Ekofeminis sebagai aliran feminis gelombang ketiga menjelaskan keterkaitan alam dan perempuan, dengan titik fokus pada kerusakan alam dan penindasan perempuan. Aliran ini memberi gambaran bahwa perusakan alam bisa membawa dampak pada struktur ketimpangan yang lebih jauh. Sehingga perjuangan perempuan dalam konflik sumber daya alam tidak lepas dari seberapa genting dan gelisahnya perempuan dalam memandang situasi. Gerakan perempuan seperti yang dilakukan oleh perempuan Kendeng perlu disadari sebagai buah pemikiran yang lahir dari subjek otonom masyarakat perempuan yang menempati wilayah terdampak.

Perempuan dalam hal ini tidak hanya bertindak sebagai subjek kehidupan yang memiliki hak otonom dalam menyuarakan kondisinya, melainkan juga manusia yang memperjuangkan kesejahteraan bagi kehidupan berkelanjutan dengan memperhatikan banyak aspek kehidupan dan keseimbangan alam.
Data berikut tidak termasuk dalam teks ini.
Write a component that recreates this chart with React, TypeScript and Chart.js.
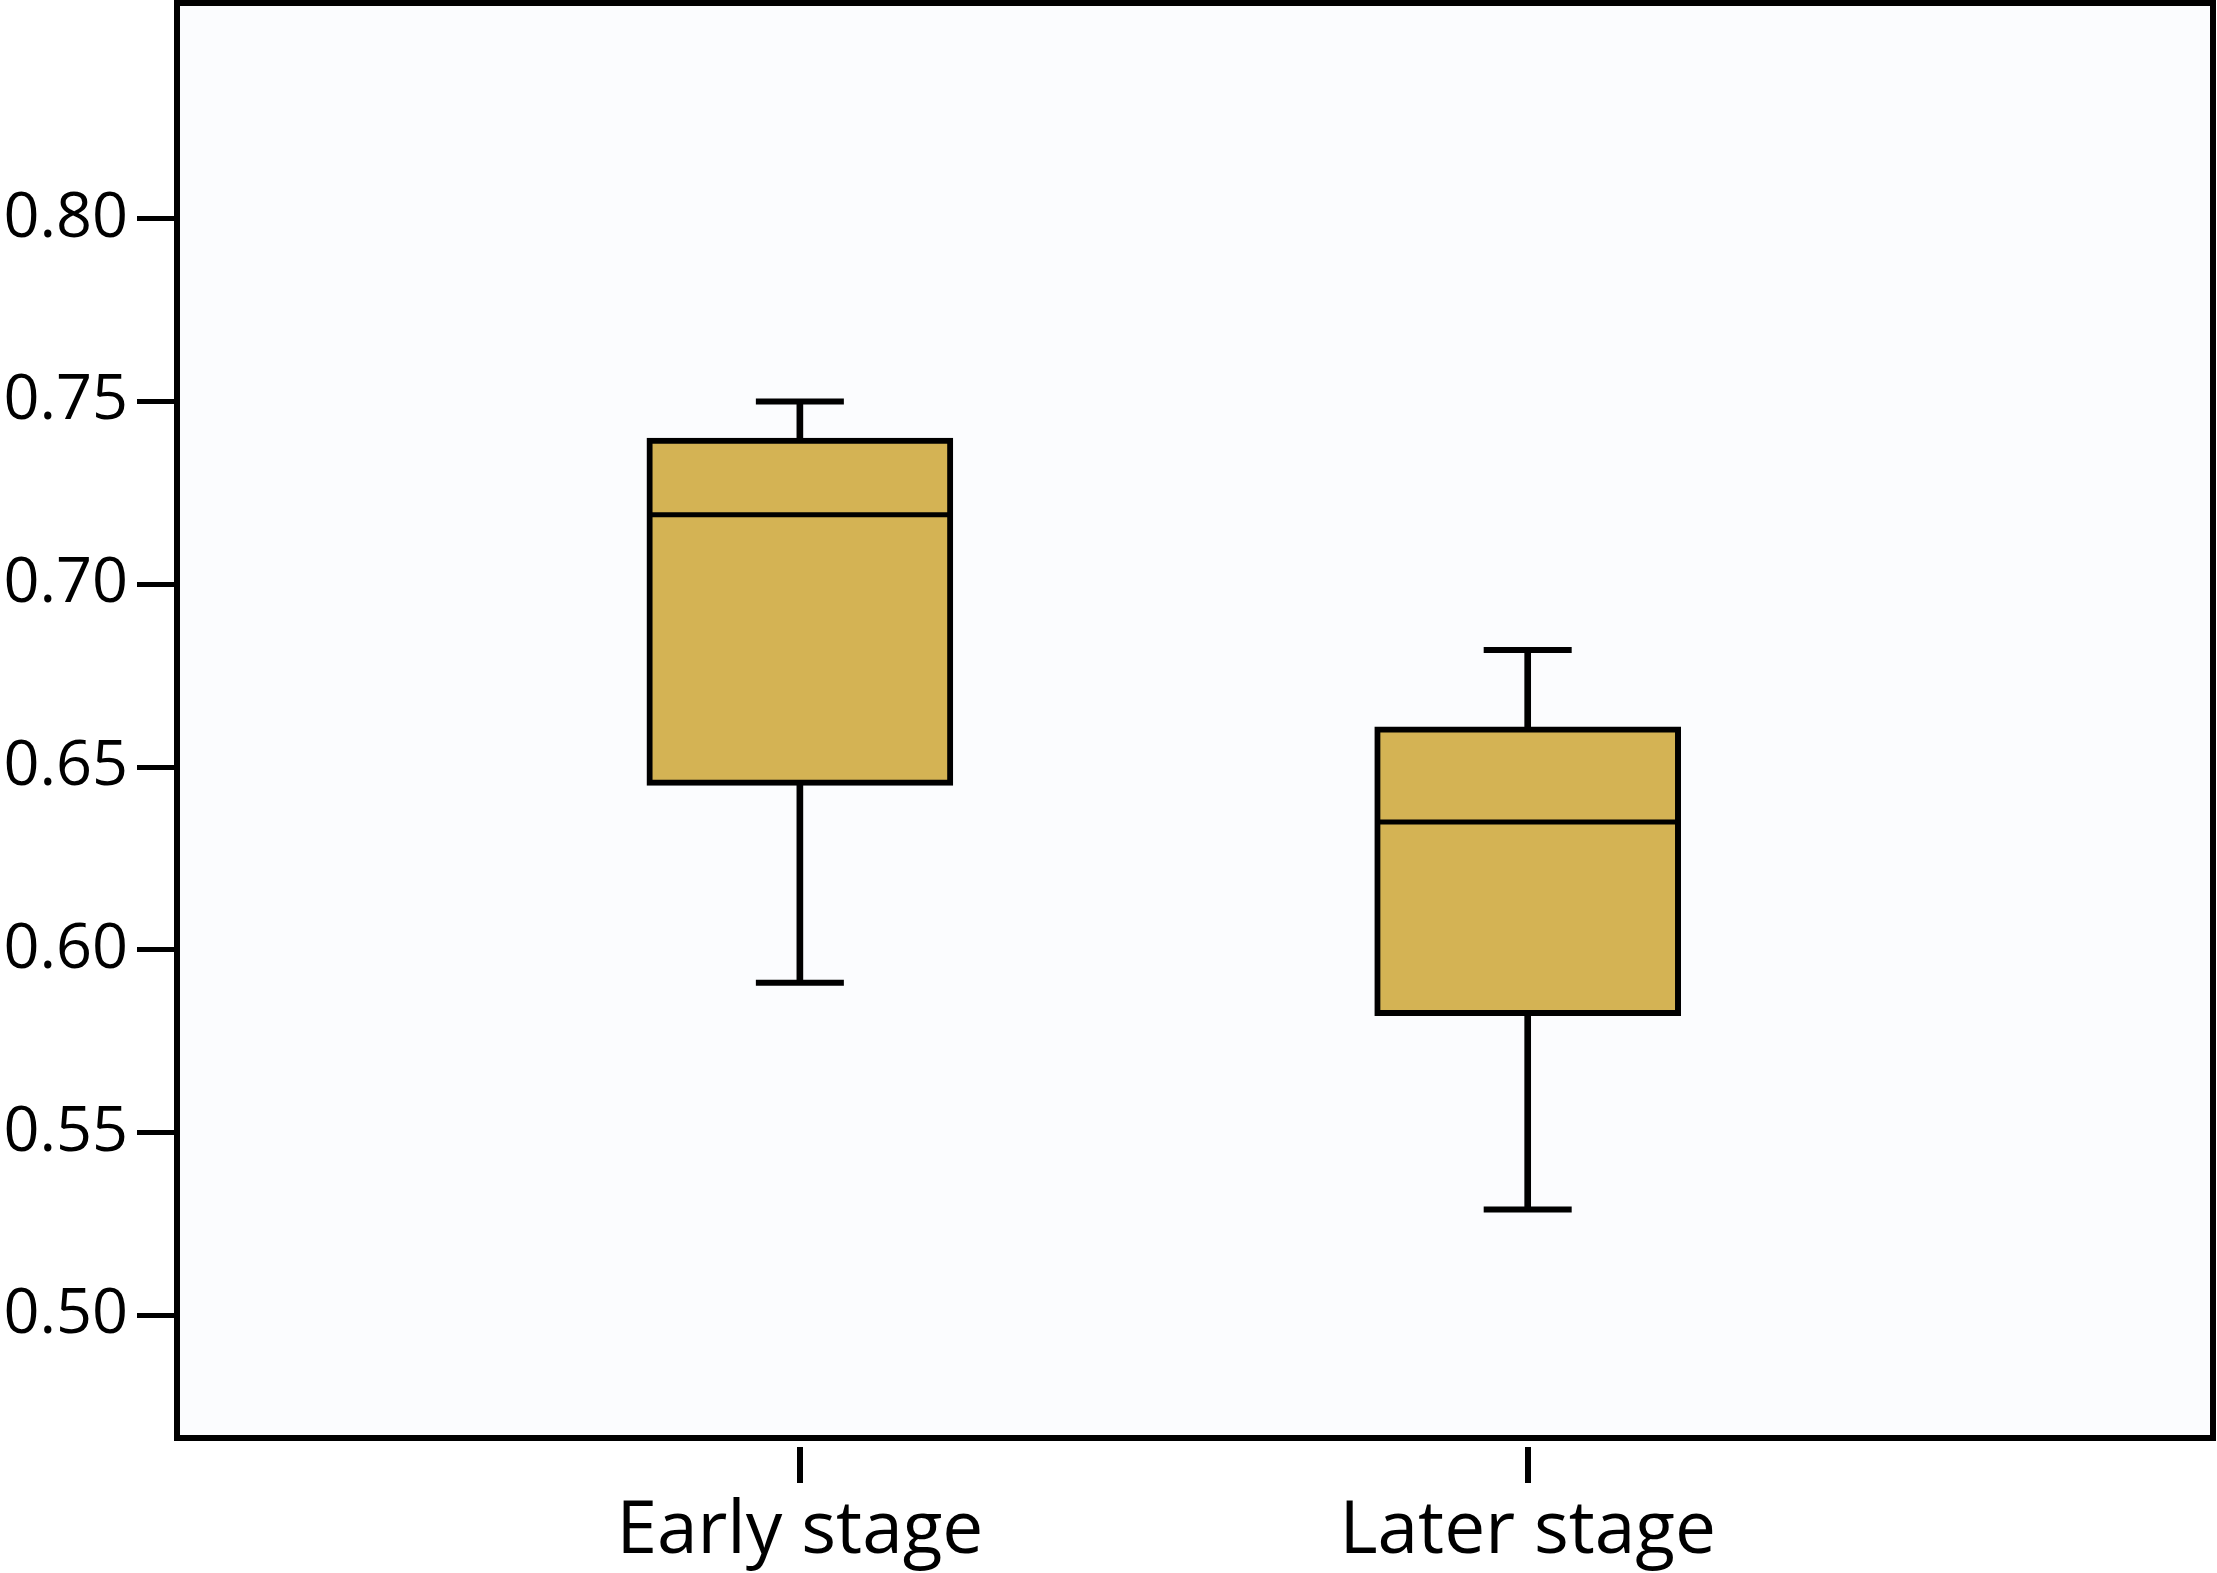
import React, { useEffect, useRef } from "react";
import { Chart, registerables } from "chart.js";

Chart.register(...registerables);

const categories = ["Early stage", "Later stage"];
const categoryPositions = [1, 2];
const whiskerMin = [0.591, 0.529];
const q1 = [0.645, 0.582];
const median = [0.719, 0.635];
const q3 = [0.74, 0.661];
const whiskerMax = [0.75, 0.682];
const yTickValues = [0.5, 0.55, 0.6, 0.65, 0.7, 0.75, 0.8];

const W = 2217;
const H = 1573;

const framePlugin = {
  id: "frame",
  beforeDraw(chart: any) {
    const { ctx, chartArea } = chart;
    ctx.save();
    ctx.fillStyle = "#ffffff";
    ctx.fillRect(0, 0, chart.width, chart.height);
    ctx.fillStyle = "#fbfcfe";
    ctx.fillRect(chartArea.left, chartArea.top, chartArea.right - chartArea.left, chartArea.bottom - chartArea.top);
    ctx.restore();
  },
  afterDraw(chart: any) {
    const { ctx, chartArea } = chart;
    ctx.save();
    ctx.strokeStyle = "#000000";
    ctx.lineWidth = 6;
    ctx.strokeRect(chartArea.left, chartArea.top, chartArea.right - chartArea.left, chartArea.bottom - chartArea.top);
    ctx.restore();
  },
};

const zeroPadding = (scale: any) => {
  scale.paddingLeft = 0;
  scale.paddingRight = 0;
  scale.paddingTop = 0;
  scale.paddingBottom = 0;
};

export default function App() {
  const ref = useRef<HTMLCanvasElement | null>(null);

  useEffect(() => {
    document.body.style.margin = "0";
    if (!ref.current) return;
    const pts = (vals: number[]) => vals.map((v, i) => ({ x: categoryPositions[i], y: v }));
    const chart = new Chart(ref.current, {
      type: "bar",
      data: {
        datasets: [
          {
            type: "bar",
            label: "box",
            data: categoryPositions.map((x, i) => ({ x, y: [q1[i], q3[i]] })) as any,
            backgroundColor: "#d4b354",
            borderColor: "#000000",
            borderWidth: 6,
            borderSkipped: false,
            barThickness: 306,
            grouped: false,
            order: 1,
          } as any,
          {
            type: "bar",
            label: "whisker",
            data: categoryPositions.map((x, i) => ({ x, y: [whiskerMin[i], whiskerMax[i]] })) as any,
            backgroundColor: "#000000",
            borderWidth: 0,
            barThickness: 6,
            grouped: false,
            order: 3,
          } as any,
          {
            type: "scatter",
            label: "median",
            data: pts(median),
            pointStyle: "line",
            pointRadius: 150,
            pointHoverRadius: 150,
            pointBorderWidth: 5,
            pointBorderColor: "#000000",
            borderColor: "#000000",
            order: 0,
          } as any,
          {
            type: "scatter",
            label: "caps",
            data: [...pts(whiskerMin), ...pts(whiskerMax)],
            pointStyle: "line",
            pointRadius: 44,
            pointHoverRadius: 44,
            pointBorderWidth: 6,
            pointBorderColor: "#000000",
            borderColor: "#000000",
            order: 0,
          } as any,
        ],
      },
      options: {
        animation: false,
        responsive: false,
        devicePixelRatio: 1,
        layout: { autoPadding: false, padding: { top: 3, right: 4, left: 0, bottom: 0 } },
        plugins: { legend: { display: false }, title: { display: false }, tooltip: { enabled: false } },
        scales: {
          x: {
            type: "linear",
            min: 0.1442,
            max: 2.9416,
            offset: false,
            border: { display: false },
            grid: {
              offset: false,
              drawOnChartArea: false,
              drawTicks: true,
              tickLength: 46,
              tickBorderDash: [0, 9, 36, 200],
              color: "#000000",
              lineWidth: 6,
            },
            afterBuildTicks: (scale: any) => {
              scale.ticks = categoryPositions.map((v) => ({ value: v }));
            },
            afterFit: (scale: any) => {
              scale.height = 135;
              zeroPadding(scale);
            },
            ticks: {
              color: "#000000",
              font: { family: "'Open Sans'", size: 73 },
              padding: 4,
              maxRotation: 0,
              minRotation: 0,
              autoSkip: false,
              callback: (v: any) => {
                const i = categoryPositions.indexOf(Number(v));
                return i >= 0 ? categories[i] : "";
              },
            },
          },
          y: {
            type: "linear",
            min: 0.4665,
            max: 0.859,
            border: { display: false },
            grid: {
              drawOnChartArea: false,
              drawTicks: true,
              tickLength: 40,
              color: "#000000",
              lineWidth: 5,
            },
            afterBuildTicks: (scale: any) => {
              scale.ticks = yTickValues.map((v) => ({ value: v }));
            },
            afterFit: (scale: any) => {
              scale.width = 177;
              zeroPadding(scale);
            },
            ticks: {
              color: "#000000",
              font: { family: "'Open Sans'", size: 63 },
              padding: 9,
              callback: (v: any) => Number(v).toFixed(2),
            },
          },
        },
      },
      plugins: [framePlugin],
    });
    return () => chart.destroy();
  }, []);

  return (
    <div style={{ width: W, height: H }}>
      <canvas ref={ref} width={W} height={H} style={{ display: "block", width: W, height: H }} />
    </div>
  );
}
Penting untuk melakukan dekonstruksi guna menciptakan kesadaran ekologis bagi keberlangsungan kehidupan baik bagi perempuan, dan laki-laki sebagai mitra berkehidupan, maupun pemerintah lewat aturan dan kebijakan.

Hal tersebut sejalan dengan pernyataan d’Eaubonne (1974), yang mengatakan bahwa eksploitasi dan hegemonis ekspansif terhadap alam ini paralel dengan subordinasi terhadap perempuan dalam struktur kehidupan, baik dalam tataran sosial, ekonomi, politik dan budaya. Kesadaran seperti ini penting ditanamkan guna mempertimbangkan unsur terkecil dalam lingkungan, juga suara yang hadir dari subjek kehidupan yang potensial, tersebab mengalami imbas atas kerusakan.

Kondisi ini mampu memperlebar paradigma berpikir kita sebagai masyarakat, bahwa setiap keputusan selalu memiliki keterkaitan dengan perebutan kepentingan. Begitu pula, dengan kepentingan atas makna sejahtera versi masyarakat yang tinggal di wilayah tertentu. Arah kebijakan dalam pembangunan mestinya menempatkan masyarakat sebagai subjek pembangunan, sehingga gerakan masyarakat, baik melalui diskusi maupun aksi, menjadi bentuk nyata dari suara masyarakat yang perlu didengar sebagai dasar pertimbangan kebijakan.

Tujuannya, agar arah kebijakan pemerintah memberikan dampak positif tidak hanya untuk pembangunan, tetapi juga memberikan kesejahteraan bagi kehidupan masyarakat di wilayah terdampak, dengan tetap menghargai prinsip upaya untuk bertahan hidup, juga makna sejahtera dalam cara pandang mereka.